Monday, January 26, 2015

What to Expect: Postpartum Sex

Before our baby was born, sex was part of my daily routine, even throughout the pregnancy. As something important to myself and my husband, we were anxious to know when things get back to normal – at least in that regard.

Everywhere I read, people said: six weeks. If you feel like it, earlier is okay.

I felt like this was a little dodgy. I would have been okay with sex – at least emotionally – the day after labour. Physically, no, but if it was supposed to be determined by whether or not I felt like sex, it should be safe.


My husband, thinking that a week or a few days earlier would be fine, asked my lactation consultant what she recommended. She said twelve weeks would be ideal; the body takes awhile to heal. Even though the usual recommendation is six weeks, she said some women are still bleeding by that point, and that means you risk infection. I expected my husband to protest, after she left, but instead he said: “I can wait twelve weeks if that's best for you.”

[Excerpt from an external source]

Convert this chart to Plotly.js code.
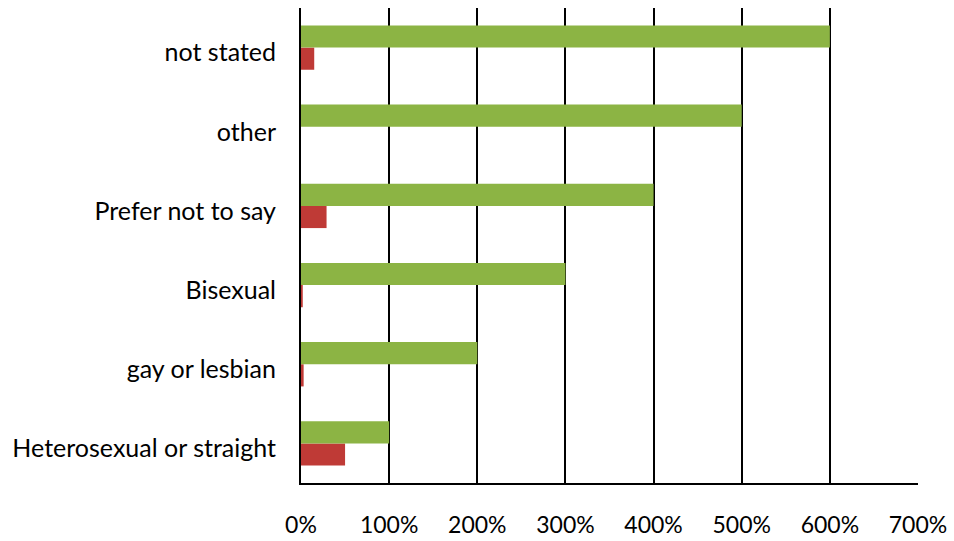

So we did. And, I must say, I did need that time. Even now, I can still feel that my body isn't fully recovered, but waiting that long gave me the time to prepare my body and my mind.

Would I recommend waiting longer? Not really – unless yours is a special case of extended recovery or your husband isn't interested. Husbands really need that connection, and you having it again is also healthy for you. It is something that the two of you share that the baby doesn't have a part of (though the little one may interrupt), and it is something from the life before baby that can reassure you that not everything changed. It's a little normalcy.

What should you expect, post-baby?

Expect a little pain. If you wait twelve weeks, you can avoid a lot of pain. It's not like virgin sex, though it is similar to the feeling of having sex when you're too dry. Use lots of lube and take things slowly.

Don't get angry if the baby interrupts. Some people say to hire a babysitter, but many of us won't take that step. Pick a time when your baby is settled for awhile and go for it. If you're interrupted, take care of the baby and try again.

Don't focus on how it feels different, because it probably doesn't feel as different as you think; it's been too long for you to remember that many details. Let it be new and different – something to rediscover.

Don't over think it. Talk about it with your spouse – before, during, and after the act. This will ease tension, letting you talk through your fears and what you're feeling. Don't expect it to be full speed right away. Make an effort to please your husband – it will take your mind off yourself, which is the point anyway.